Outre le contrat proprement dit signé devant notaire par Jean Martin, la petite liasse donne le rôle des garçons de Montreuil-sur-Maine, qui est en fait un décompte village par village du nombre de garçons devant tirer au sort, et pami ceux-ci on a ajouté le volontaire, Jean Martin. Cette liste n’est pas nominative (ou très peu) mais recense en fait les célibataires tombant sous le coup de la loi et devant tirer au sort. Elle m’apparaît comme un document important sur le plan social, car la plupart de ces garçons sont des serviteurs d’un métayer ou closier. La lecture de ce document semble montrer que ces garçons auraient eu un peu plus de mal à se marier que les autres.

On a aussi la liste des garçons ayant payé, inscrits soit avec leur nom soit avec le lieu. Il faut dire qu’autrefois les personnes étaient souvent désignées par le lieu où elles demeuraient.
On voit que la somme est identique pour chacun d’entre eux, et se monte à 3 livres. Bien entendu cette liste donne les mêmes que la liste précédente, mais rédigée d’une manière nominative totalement différente. Il semble qu’elle ait été faite après la fausse cérémonie du faux tirage au sort, lorsque tous les garçons furent d’accord pour payer à part égale le volontaire.

On dispose aussi dans cette mini-liasse, d’un document fort intéressant qui est le compte du notaire pour ses frais. Il est fort rare de trouver des frais de notaire. Tout comme les frais de notaire actuels, ils se composent en 1701 du papier timbré et des frais propres au notaire. Donc, on apprend que pour avoir fait ce travail de greffier et notaire, il prend 3 livres qui lui reviendront net.
Un tel document, même s’il donne peu de chiffres, est rarissime, et je signale donc sur ma page notaires, déjà fort riche, son existence.

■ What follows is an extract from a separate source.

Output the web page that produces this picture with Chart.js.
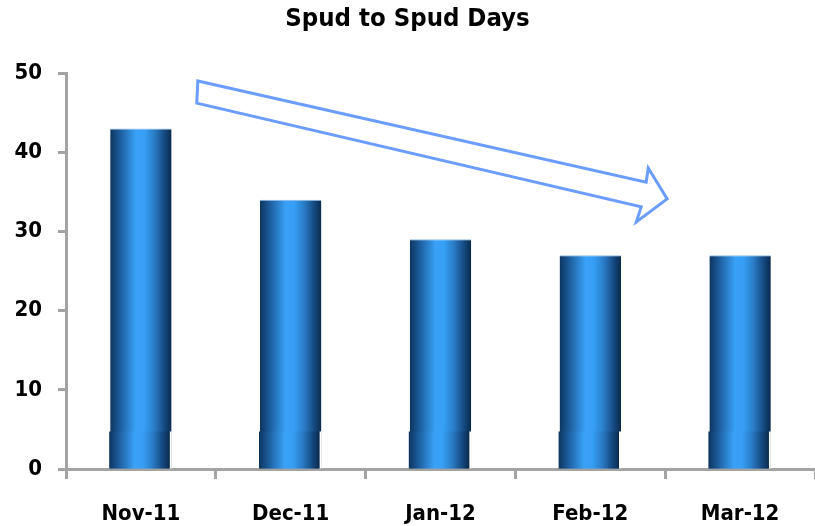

Ce compte nous apprend par ailleurs que 2 archers de la maréchaussée d’Angers sont venus apporter à Montreuil l’ordre de de départ, et ils ont facturé ce déplacement 3 L, que 2 membres de la fabrique ont conduit Jean Martin à Angers et ce déplacement est facturé 6 L 15 s

Je considère personnellement que cette ponction sur les paroisses étaient un impôt, et j’ai donc mis sur ma page impôts, les anecdotes diverses que j’ai déjà sur ces soldats de milice.